S&C must have really combed the vaults this time around, because "Dust on My Saddle" is a 1966 Seals copyright. Reflecting the influence of his early country work, this is a sheer delight, an "El Paso" that ends happily ever after. The innocent narrator flees from the law for six years only to discover that the real culprit was caught just after he left town. Even in the mid-Sixties Seals was aware of the comfort provided by close relatives: The hero announces that "I'm bound for Carolina -- and my family."

Not only does he walk, talk, write, sing and play guitar on Diamond Girl, Seals blows a mean alto sax. "Wisdom" is completely incongruous with the rest of the album, but it ends the 41 minutes on a high note. The instrumental, the extended vocal-free passages of "Nine Houses" and the mandolin work of Dash Crofts will astound dilettantes who thought the team was only capable of producing songs Ray Coniff could cover.

Unfortunately the tracks most likely to get AM play are the unadventurous ones. They're not bad, but they're musical meringues appealing to those looking for sweet sounds without much substance. The title tune and "We May Never Pass This Way (Again)" are the best-known entries in this category. Then there are a couple of minor irritants that will keep listeners needle-hopping to hear the really good stuff.

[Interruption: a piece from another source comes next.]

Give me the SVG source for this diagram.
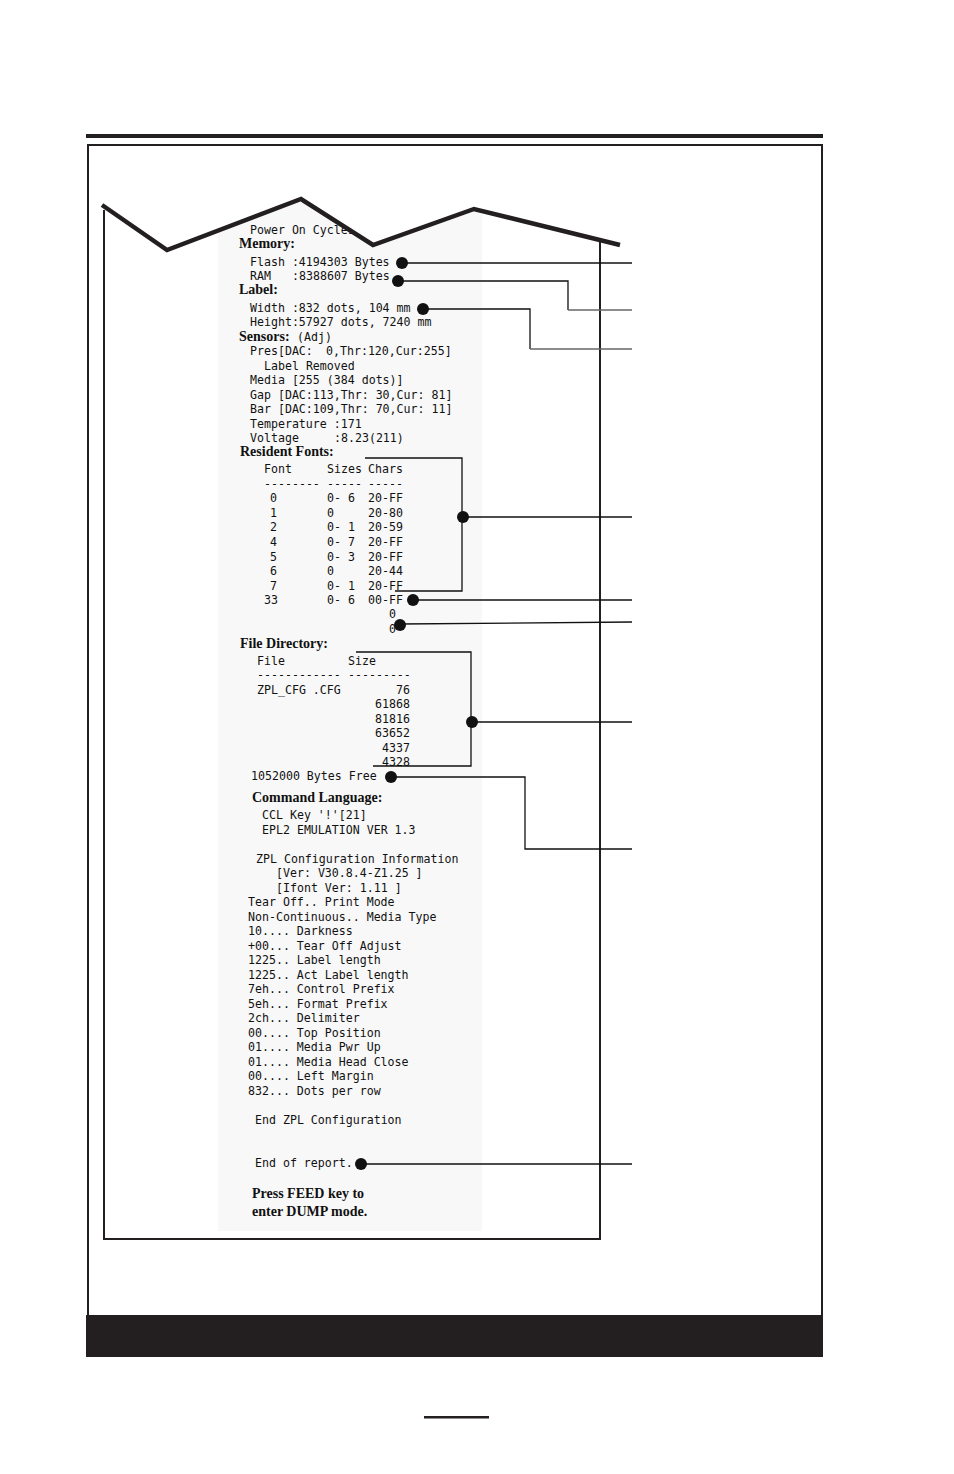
<svg xmlns="http://www.w3.org/2000/svg" width="954" height="1474" viewBox="0 0 954 1474">
<style>
.m{font-family:"DejaVu Sans Mono","Liberation Mono",monospace;font-size:11.6px;fill:#111}
.h{font-family:"Liberation Serif","Times New Roman",serif;font-size:14px;font-weight:bold;fill:#111}
.c{fill:none;stroke:#111;stroke-width:1.3}
.g{fill:none;stroke:#666;stroke-width:1.6}
.d{fill:#111}
.r{text-anchor:end}
</style>
<defs>
<clipPath id="paper"><polygon points="102,205 167,250 301,199 373,245 474,209 620,245 620,1240 102,1240"/></clipPath>
</defs>
<rect width="954" height="1474" fill="#fff"/>
<g id="page-frame">
<rect x="86" y="134" width="737" height="4" fill="#231f20"/>
<rect x="88" y="145" width="734" height="1171" fill="none" stroke="#231f20" stroke-width="2"/>
<rect x="86" y="1315" width="737" height="42" fill="#231f20"/>
<rect x="424" y="1416" width="65" height="2.5" fill="#231f20"/>
</g>
<g id="printout" clip-path="url(#paper)">
<rect x="218" y="195" width="264" height="1036" fill="#f8f8f8"/>
<text class="m" x="250" y="234">Power On Cycles</text>
<text class="h" x="239" y="248">Memory:</text>
<text class="m" x="250" y="266">Flash :4194303 Bytes</text>
<text class="m" x="250" y="280">RAM</text><text class="m" x="292" y="280">:8388607 Bytes</text>
<text class="h" x="239" y="294">Label:</text>
<text class="m" x="250" y="312">Width :832 dots, 104 mm</text>
<text class="m" x="250" y="326">Height:57927 dots, 7240 mm</text>
<text class="h" x="239" y="341">Sensors:</text><text class="m" x="297" y="341">(Adj)</text>
<text class="m" x="250" y="355">Pres[DAC:</text><text class="m" x="326" y="355">0,Thr:120,Cur:255]</text>
<text class="m" x="264" y="370">Label Removed</text>
<text class="m" x="250" y="384">Media [255 (384 dots)]</text>
<text class="m" x="250" y="399">Gap [DAC:113,Thr: 30,Cur: 81]</text>
<text class="m" x="250" y="413">Bar [DAC:109,Thr: 70,Cur: 11]</text>
<text class="m" x="250" y="428">Temperature :171</text>
<text class="m" x="250" y="442">Voltage</text><text class="m" x="334" y="442">:8.23(211)</text>
<text class="h" x="240" y="456">Resident Fonts:</text>
<text class="m" x="264" y="473">Font</text><text class="m" x="327" y="473">Sizes</text><text class="m" x="368" y="473">Chars</text>
<text class="m" x="264" y="488">--------</text><text class="m" x="327" y="488">-----</text><text class="m" x="368" y="488">-----</text>
<g class="m">
<text x="270" y="502">0</text><text x="327" y="502">0- 6</text><text x="368" y="502">20-FF</text>
<text x="270" y="517">1</text><text x="327" y="517">0</text><text x="368" y="517">20-80</text>
<text x="270" y="531">2</text><text x="327" y="531">0- 1</text><text x="368" y="531">20-59</text>
<text x="270" y="546">4</text><text x="327" y="546">0- 7</text><text x="368" y="546">20-FF</text>
<text x="270" y="561">5</text><text x="327" y="561">0- 3</text><text x="368" y="561">20-FF</text>
<text x="270" y="575">6</text><text x="327" y="575">0</text><text x="368" y="575">20-44</text>
<text x="270" y="590">7</text><text x="327" y="590">0- 1</text><text x="368" y="590">20-FF</text>
<text x="264" y="604">33</text><text x="327" y="604">0- 6</text><text x="368" y="604">00-FF</text>
<text x="389" y="618">0</text>
<text x="389" y="633">0</text>
</g>
<text class="h" x="240" y="648">File Directory:</text>
<text class="m" x="257" y="665">File</text><text class="m" x="348" y="665">Size</text>
<text class="m" x="257" y="679">------------</text><text class="m" x="348" y="679">---------</text>
<text class="m" x="257" y="694">ZPL_CFG .CFG</text>
<g class="m r">
<text x="410" y="694">76</text>
<text x="410" y="708">61868</text>
<text x="410" y="723">81816</text>
<text x="410" y="737">63652</text>
<text x="410" y="752">4337</text>
<text x="410" y="766">4328</text>
</g>
<text class="m" x="251" y="780">1052000 Bytes Free</text>
<text class="h" x="252" y="802">Command Language:</text>
<text class="m" x="262" y="819">CCL Key '!'[21]</text>
<text class="m" x="262" y="834">EPL2 EMULATION VER 1.3</text>
<text class="m" x="256" y="863">ZPL Configuration Information</text>
<text class="m" x="276" y="877">[Ver: V30.8.4-Z1.25 ]</text>
<text class="m" x="276" y="892">[Ifont Ver: 1.11 ]</text>
<g class="m">
<text x="248" y="906">Tear Off.. Print Mode</text>
<text x="248" y="921">Non-Continuous.. Media Type</text>
<text x="248" y="935">10.... Darkness</text>
<text x="248" y="950">+00... Tear Off Adjust</text>
<text x="248" y="964">1225.. Label length</text>
<text x="248" y="979">1225.. Act Label length</text>
<text x="248" y="993">7eh... Control Prefix</text>
<text x="248" y="1008">5eh... Format Prefix</text>
<text x="248" y="1022">2ch... Delimiter</text>
<text x="248" y="1037">00.... Top Position</text>
<text x="248" y="1051">01.... Media Pwr Up</text>
<text x="248" y="1066">01.... Media Head Close</text>
<text x="248" y="1080">00.... Left Margin</text>
<text x="248" y="1095">832... Dots per row</text>
<text x="255" y="1124">End ZPL Configuration</text>
<text x="255" y="1167">End of report.</text>
</g>
<text class="h" x="252" y="1198">Press FEED key to</text>
<text class="h" x="252" y="1216">enter DUMP mode.</text>
</g>
<g id="printout-edge" fill="none" stroke="#231f20">
<polyline points="102,205 167,250 301,199 373,245 474,209 620,245" stroke-width="4.5" stroke-linejoin="miter"/>
<polyline points="104,210 104,1239 600,1239 600,240" stroke-width="2"/>
</g>
<g id="connectors">
<polyline class="c" points="402,263 632,263"/>
<polyline class="c" points="398,281 568,281 568,310"/><polyline class="g" points="568,310 632,310"/>
<polyline class="c" points="423,309 530,309 530,349"/><polyline class="g" points="530,349 632,349"/>
<polyline class="c" points="365,458 462,458 462,591 395,591"/>
<polyline class="c" points="463,517 632,517"/>
<polyline class="c" points="413,600 632,600"/>
<polyline class="c" points="400,624 632,622"/>
<polyline class="c" points="356,652 471,652 471,766 373,766"/>
<polyline class="c" points="472,722 632,722"/>
<polyline class="c" points="391,777 525,777 525,849 632,849"/>
<polyline class="c" points="361,1164 632,1164"/>
<circle class="d" cx="402" cy="263" r="6"/>
<circle class="d" cx="398" cy="281" r="6"/>
<circle class="d" cx="423" cy="309" r="6"/>
<circle class="d" cx="463" cy="517" r="6"/>
<circle class="d" cx="413" cy="600" r="6"/>
<circle class="d" cx="400" cy="625" r="6"/>
<circle class="d" cx="472" cy="722" r="6"/>
<circle class="d" cx="391" cy="777" r="6"/>
<circle class="d" cx="361" cy="1164" r="6"/>
</g>
</svg>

- Paul Gambaccini, Rolling Stone, 6/7/73.

Bonus Reviews!

Radio listening can create the impression that Seals and Crofts have a narrow, restricted style, the core of it being a kind of low-keyed preachiness couched in high-noted harmonies. In fact, their work is eclectic, or extraordinarily varied, and this album is especially so. An insistent but fairly tasteful electric guitar kicks along such rockers as "Standin' on a Mountain Top" (written in 1964) and "It's Gonna Come Down (on You)," which are worlds removed from the Seals sax solo also included, or the tongue-chewing cowboy song, or the ballads that are as secular and girl-chasing as anybody's ballads, or the pastel waves of uncategorizable music that are built upon Crofts' mandolin lines in such pieces as "Nine Houses."

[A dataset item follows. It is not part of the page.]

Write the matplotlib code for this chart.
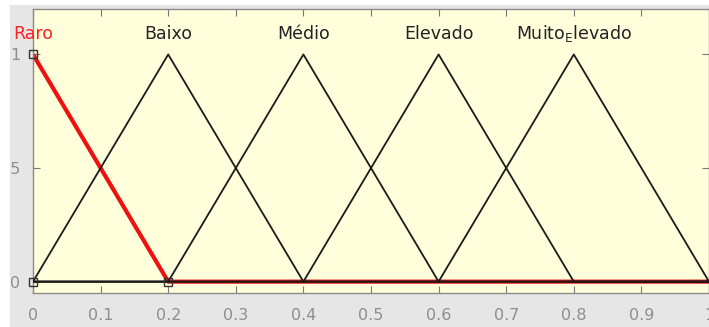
import numpy as np
import matplotlib
matplotlib.use("Agg")
import matplotlib.pyplot as plt
from matplotlib.patches import Rectangle

# Membership functions (triangular: a, b, c)
mf_names = ["Raro", "Baixo", "Médio", "Elevado", r"Muito$_{\mathrm{E}}$levado"]
mf_params = [
    [0.0, 0.0, 0.2],
    [0.0, 0.2, 0.4],
    [0.2, 0.4, 0.6],
    [0.4, 0.6, 0.8],
    [0.6, 0.8, 1.0],
]
highlighted = 0
x_ticks = [0, 0.1, 0.2, 0.3, 0.4, 0.5, 0.6, 0.7, 0.8, 0.9, 1]
x_ticklabels = ["0", "0.1", "0.2", "0.3", "0.4", "0.5", "0.6", "0.7", "0.8", "0.9", "1"]
y_ticks = [0, 0.5, 1]
y_ticklabels = ["0", "0.5", "1"]

W, H = 709, 327
fig = plt.figure(figsize=(W / 100, H / 100), dpi=100, facecolor="#e6e6e7")

ax = fig.add_axes([33 / W, (H - 293) / H, 676 / W, 284 / H])
ax.set_facecolor("#ffffdc")

for i, (name, p) in enumerate(zip(mf_names, mf_params)):
    a, b, c = p
    if i == highlighted:
        # selected function: thick red curve with vertex handles
        xs = [b, c, 1.0] if a == b else [0.0, a, b, c, 1.0]
        ys = [1.0, 0.0, 0.0] if a == b else [0.0, 0.0, 1.0, 0.0, 0.0]
        ax.plot(xs, ys, color="#ee1111", lw=3.0, zorder=2,
                solid_capstyle="butt")
        ax.plot([a, b, c], [0.0, 1.0, 0.0],
                ls="none", marker="s", ms=6, mfc="none", mec="#333333",
                mew=1.0, zorder=4, clip_on=False)
        ax.text(b, 1.09, name, color="#ff2222", ha="center", va="center",
                fontsize=12.5, clip_on=False)
    else:
        ax.plot([0.0, a, b, c, 1.0], [0.0, 0.0, 1.0, 0.0, 0.0],
                color="#1a1a1a", lw=1.3, zorder=3)
        ax.text(b, 1.09, name, color="#222222", ha="center", va="center",
                fontsize=12.5)

ax.set_xlim(0, 1)
ax.set_ylim(-0.05, 1.2)
ax.set_xticks(x_ticks)
ax.set_xticklabels(x_ticklabels)
ax.set_yticks(y_ticks)
ax.set_yticklabels(y_ticklabels)
ax.tick_params(axis="both", direction="in", length=5, width=0.8,
               color="#777777", labelcolor="#8e8e8e", labelsize=11.5,
               top=True, right=True)
ax.tick_params(axis="x", pad=11)
ax.tick_params(axis="y", pad=9)
for s in ax.spines.values():
    s.set_color("#8a8a8a")
    s.set_linewidth(1.0)

# thin white border around the window, drawn over everything beneath it
fig.patches.append(Rectangle((0, 0), 10 / W, 1, transform=fig.transFigure,
                             facecolor="white", edgecolor="none", zorder=10))
fig.patches.append(Rectangle((0, 1 - 5 / H), 1, 5 / H, transform=fig.transFigure,
                             facecolor="white", edgecolor="none", zorder=10))

fig.savefig("out.png", dpi=100, facecolor=fig.get_facecolor())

You're almost certain to like some of it, almost certain not to like all of it, but likely to admire, in any case, the way Seals and Crofts manage to sound like Seals and Crofts through all these changes. Myself, I like the guitar-mandolin arrangements, the lyricism, and the taste -- and I grow a little weary of being talked down to, which seems necessarily a part of the religious instruction and/or moralizing they periodically lay upon us. I also find this particular album so carefully produced that it is almost sterile in some places. It seems, however, that there are several levels on which I can listen to it, paying varying degrees of attention -- and I find some sort of reward at any plateau. Can't explain that. But people who are more heavily into Eastern Thought than I am are continually doing things that affect me in ways I can't explain.

- Noel Coppage, Stereo Review, 8/73.

In the classic folk-schlock manner, female contributors to this album (predictable exception: Bobbye Hall, here designated Miss rather than Ms) are listed by first name. Only these women aren't groupies -- they're wives, and the album is dedicated to them. Well, I'm sure it sounds better on a pedestal than on a turntable. C-

- Robert Christgau, Christgau's Record Guide, 1981.